Dignités et grades, symbole d’excellence partagée
Deux catégories coexistent. Les dignités, au sommet, regroupent le grade de grand officier et celui de grand commandeur, réservés aux dirigeants dont l’influence rayonne sur l’ensemble du bloc. Les grades, eux, s’échelonnent de chevalier à commandeur, selon l’intensité et la durée de la contribution observée.
L’élévation exceptionnelle des six chefs d’État traduit la volonté de consolider la solidarité verticale : plus qu’un trophée, la médaille signifie l’adhésion personnelle des dirigeants au projet communautaire, notamment dans un contexte économique où la convergence budgétaire et la réforme du franc CFA demeurent des priorités partagées.
Pour les personnalités issues de la société civile, recevoir le grade de commandeur, comme ce fut le cas pour Fulgence Likassi-Bokamba, représente aussi un levier de visibilité.
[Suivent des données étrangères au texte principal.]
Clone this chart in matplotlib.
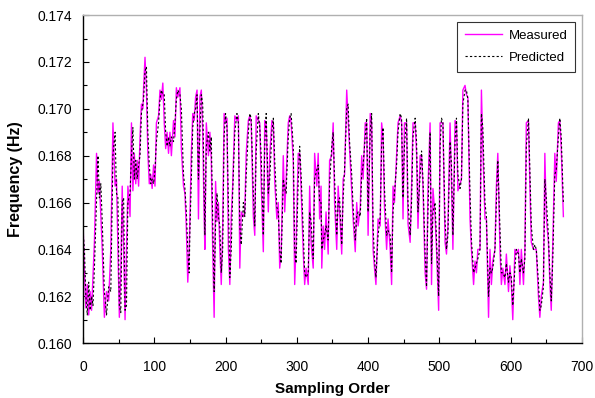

L’intéressé souligne que cette marque d’estime oblige à redoubler d’efforts afin de diffuser les valeurs d’éthique et de bonne gouvernance.
Vers une tradition annuelle de reconnaissance
Le Conseil nouvellement installé devrait siéger désormais plusieurs fois par an. La Journée de la Cémac, fêtée le 16 mars, offrira une occasion privilégiée pour remettre les distinctions non encore épinglées. D’autres cérémonies pourraient intervenir en marge des réunions budgétaires, si le président en exercice le juge opportun.
À terme, la régularité du processus devrait nourrir une culture de l’excellence, en évitant que les reconnaissances soient perçues comme de simples gestes protocolaires. Les observateurs estiment que la publication annuelle des listes permettra de cartographier, année après année, l’émergence de nouvelles compétences régionales.
Dans l’immédiat, la vague de Bangui rappelle que l’intégration ne se décrète pas seulement par des traités économiques : elle s’incarne aussi par des visages, des parcours et des récompenses capables de fédérer les opinions publiques autour d’une ambition partagée, celle d’une Afrique centrale soudée et prospère.